All in all, this movie seems to be an excuse to show a couple of rape-murders rather than a serious attempt to understand the mental mis-wiring of one of the sickest persons ever to walk the face of the earth.
سيف المحبوب👑
23/05/2023 03:27
The memories of Ted Bundy's murders still haunt my city. Every single person old enough to read in the 70's was (and some to a degree still are) terrified of this mysterious stranger who would abduct and ultimately murder these beautiful young women. That said - this is a really good film on all levels. Acting, writing, direction are all top notch. The opening scene of "Hi, I'm Ted. Pleased to meet you" is particularly disturbing. This man was by all appearances a handsome young law student considering a political career when really he was a slobbering ogre. If you felt the TV movie with Mark Harmon was lacking that certain something, watch this. It is by no means sympathetic to that creature. In fact, it reveals a manipulative and pathetic crybaby loser. While there is definitely sadistic murderous behavior depicted, it never reaches a level inappropriate for the tale.
🥇Zaid hd🥇
23/05/2023 03:27
Be prepared to leave your lights on in order to sleep for at least three days after first viewing this morbidly fascinating account of mass-murdering, intelligent sociopath Ted Bundy and his descent into soul-less depravity. As a study in human nature gone wrong, this is a fascinating body of work. Particularly because this movie is, unfortunately, based on the facts, I am grateful that the viewer is not forced to witness Bundy's every demonic act, though little is actually left to mystery. Chilling, thought-provoking, disturbing, tragic, and well-made, this movie is an often shocking account of one cold-blooded monster's reign of terror.

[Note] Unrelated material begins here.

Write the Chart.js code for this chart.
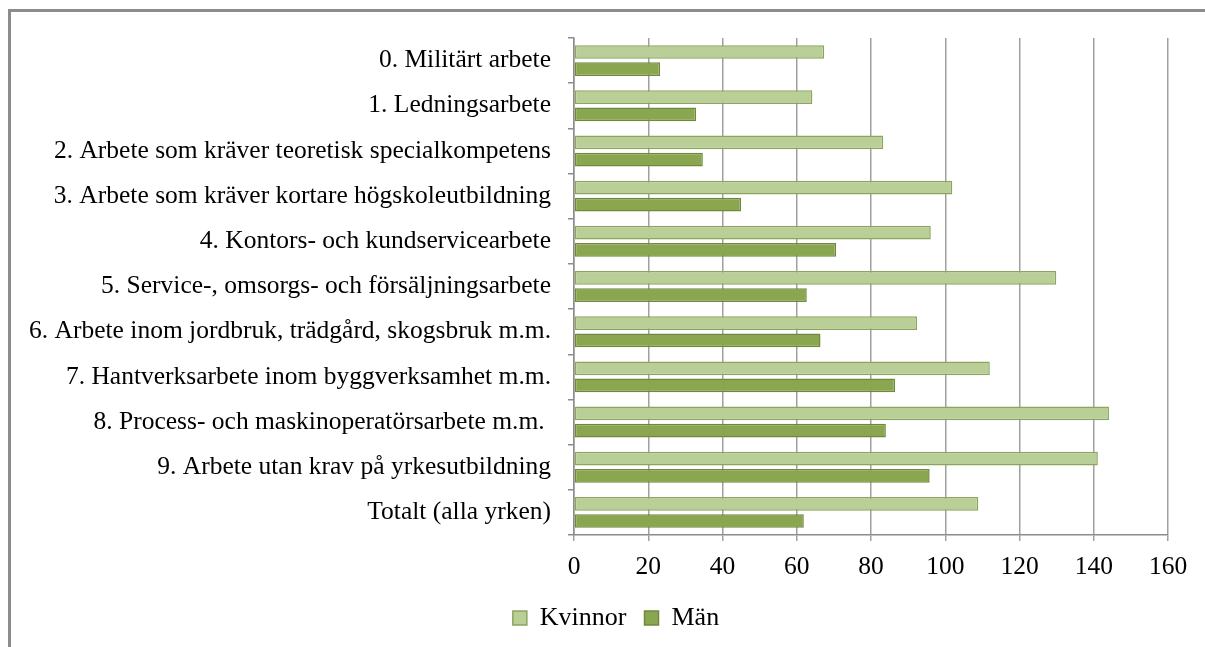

The best part for this viewer is that the movie allows us to see Bundy sentenced to death.
A. Freimann
Sam G Jnr
23/05/2023 03:27
For me True Crime Movies are always unsettling because you know the actual facts are true. It´s not some sort of Horror-Entertainment but the visual depiction of true life atrocity, which adds some sort of authentification fictional Films always struggle for. In this case one hell of cynical campy director walks on the edge of sensationalism, serial killer fandom, critics of death-penalty and honest depiction of a truly evil and disturbed person. Ted Bundy is the trustworthy, educated, well dressed guy who gets quiet a lot of girls, delves into sadism and necrophilia and raises hell for so many female victims. For friends of torture and sadism the film doesn´t deliver too much except one scene I won´t spoil. But try this: Identify with the female victim that is awfully abused and destroyed by this talky misanthrope mother****er while another victim has to watch in handcuffs. This is one scene where the director gets serious and doesn´t turn the act into farce. It would be hard to stand to go more into details in depicting the cruelties, so the director lays more focus to show the killer´s deformed personality in more close-to-life scenes. Decide for yourself if you would have had the balls to just film the killing of one victim after another for shock value while knowing maybe relatives of the victims will watch your movie. The film centers most of the time on the killers perspective or stays very close to him, whereas the female victims are portrait ranging from naive and unsuspicious to pretty tough (Carol DaRonch). We don´t get much of an idea why Ted turned into this acts except one unsatisfying self-explaining attempt to his girlfriend. The film has production-weeknesses that could be intended, I don´t know how many times we saw the boom-mic. At first you think it´s a mistake, then you think it´s high-camp and later it adds some unintended trash-factor, as well as the relaxing soundtrack during the end-credits. The Film is probably more interesting if you know the facts already and you can identify what´s going on. As final result the movie gives Ted credit in how demented and tough in killing he was but a weakling in facing the consequences of his unhuman deeds. A truly despicable person with insight what hell is really like.